What Is 9:16 Video?
9:16 is an aspect ratio — width to height. A standard horizontal video is 16:9 (wider than tall). Flip those numbers and you get the vertical format: taller than wide. That's what now dominates short-form platforms.
At 1080×1920 pixels, this frame fills a phone screen edge to edge. At 720×1280, it still plays cleanly but with slightly softer rendering. Most platform guidelines treat 1080×1920 as the recommended resolution for vertical clips.
The math isn't complicated. What matters is that you internalize it before generating. A tall frame has roughly 56% more vertical space than a widescreen frame at the same width. That vertical space is what you're working with — and it behaves differently from horizontal composition. According to Adobe's guide on vertical video composition, the framing rules for tall formats require a fundamentally different approach than the widescreen techniques most creators default to.

Why 9:16 Matters for Short-Form Creators
This format isn't a preference. It's infrastructure.
TikTok / Instagram Reels / YouTube Shorts
All three platforms default to vertical playback. A horizontal video uploaded to any of them gets letterboxed — black bars top and bottom — or auto-cropped in ways you can't predict. Neither outcome is good. The crop usually removes something important. The letterboxing shrinks your subject into a narrow band in the middle of the screen.
This format also affects how platforms display text overlays, captions, and stickers. These UI elements appear in the lower 20–30% of the screen. If your subject's face or the most important action in your clip sits in that zone, it gets buried. Creators who plan for vertical framing account for this before they start — not after they've already generated.
Per the social media video specs guide from Sprout Social, all three major short-form platforms list 9:16 at 1080×1920 as their recommended format, and uploads outside that ratio are either letterboxed or algorithmically disadvantaged.

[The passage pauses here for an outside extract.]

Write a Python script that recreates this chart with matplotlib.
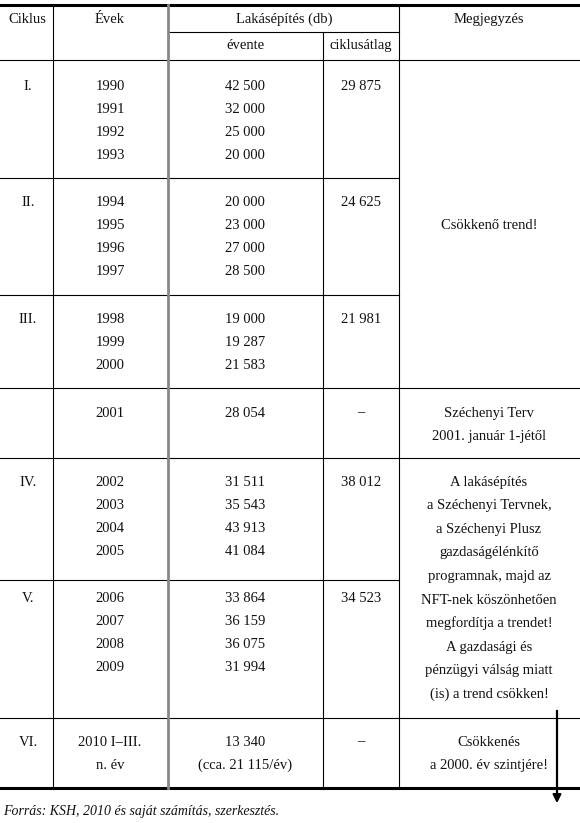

How to Plan AI Videos in 9:16
The difference between a clip that works and one that doesn't often isn't generation quality — it's framing intent. These are the three things I check before generating anything meant for vertical distribution.
Compose for vertical framing
A tall frame lets you do full-body shots that would feel cramped in widescreen. Use that. Subjects should be placed in the center column, positioned high enough to clear caption space but not crowding the top edge.
For AI-generated clips, this means being explicit in your prompt about subject placement. "Centered, upper-middle frame" reads differently to a model than leaving framing unspecified. I tested the same subject prompt — a person walking toward the camera — with and without vertical framing guidance. Without it, the first three generations pushed the subject toward the right half. With explicit vertical positioning, the subject centered on the first attempt.
Divergence starts appearing from this round when you skip the framing instruction.
Leave caption space
The bottom 15–25% of the frame is where most platforms render captions, subtitles, and sticker overlays. If your composition places critical visual information in that zone — a character's expression, a product detail, an action that defines the clip — it gets covered.
Plan subject placement so the lower section contains either empty space or background detail that doesn't break the read when obscured. This is one of those adjustments that sounds obvious but gets missed most often in practice.

Use motion that fits the frame
Horizontal motion — subjects or camera moving side to side — doesn't use vertical space efficiently. In a tall frame, the eye moves up and down. Motion that follows that axis tends to feel more natural: camera tilts, subjects moving toward or away from the viewer, vertical reveals.
In generation testing, lateral motion in a vertical frame also tends to produce edge instability more often than vertical motion. The subject reaches the frame boundary, and the model sometimes fills the empty edge in inconsistent ways. Not a dealbreaker — but worth noting if you're getting varied results across multiple runs with the same motion prompt.
Converting vs Generating Natively
The question that comes up often: should you generate in widescreen and convert, or generate natively in vertical?
The short answer: generate natively when you can.
The 16:9 to 9:16 conversion problem isn't a file format issue — it's a composition issue. A widescreen frame centers subjects differently than a tall one. When you convert video to 9:16 by cropping, you're making a compositional decision after the fact, with no control over what gets removed.
If you have a horizontal clip that wasn't generated with vertical framing in mind, a 9:16 video converter will let you choose what to crop — center crop, face-tracking crop, or manual. For footage where the subject is centered and the action stays in the middle third of the horizontal frame, a center crop usually works. For anything with lateral movement or subjects near the horizontal edges, you're likely to lose important visual information.
Native vertical generation avoids that decision entirely. A 9:16 video generator supports vertical aspect ratio output, which means you can specify vertical framing at the generation stage rather than inheriting a horizontal composition and working around it. I'd keep that approach for anything going directly to social — it removes one variable from the process.

Where converting actually makes sense: repurposing existing horizontal footage for a secondary platform, or when you have a widescreen master and need both formats for different distribution channels. In that case, a converter is practical. It's just not a substitute for intentional vertical composition.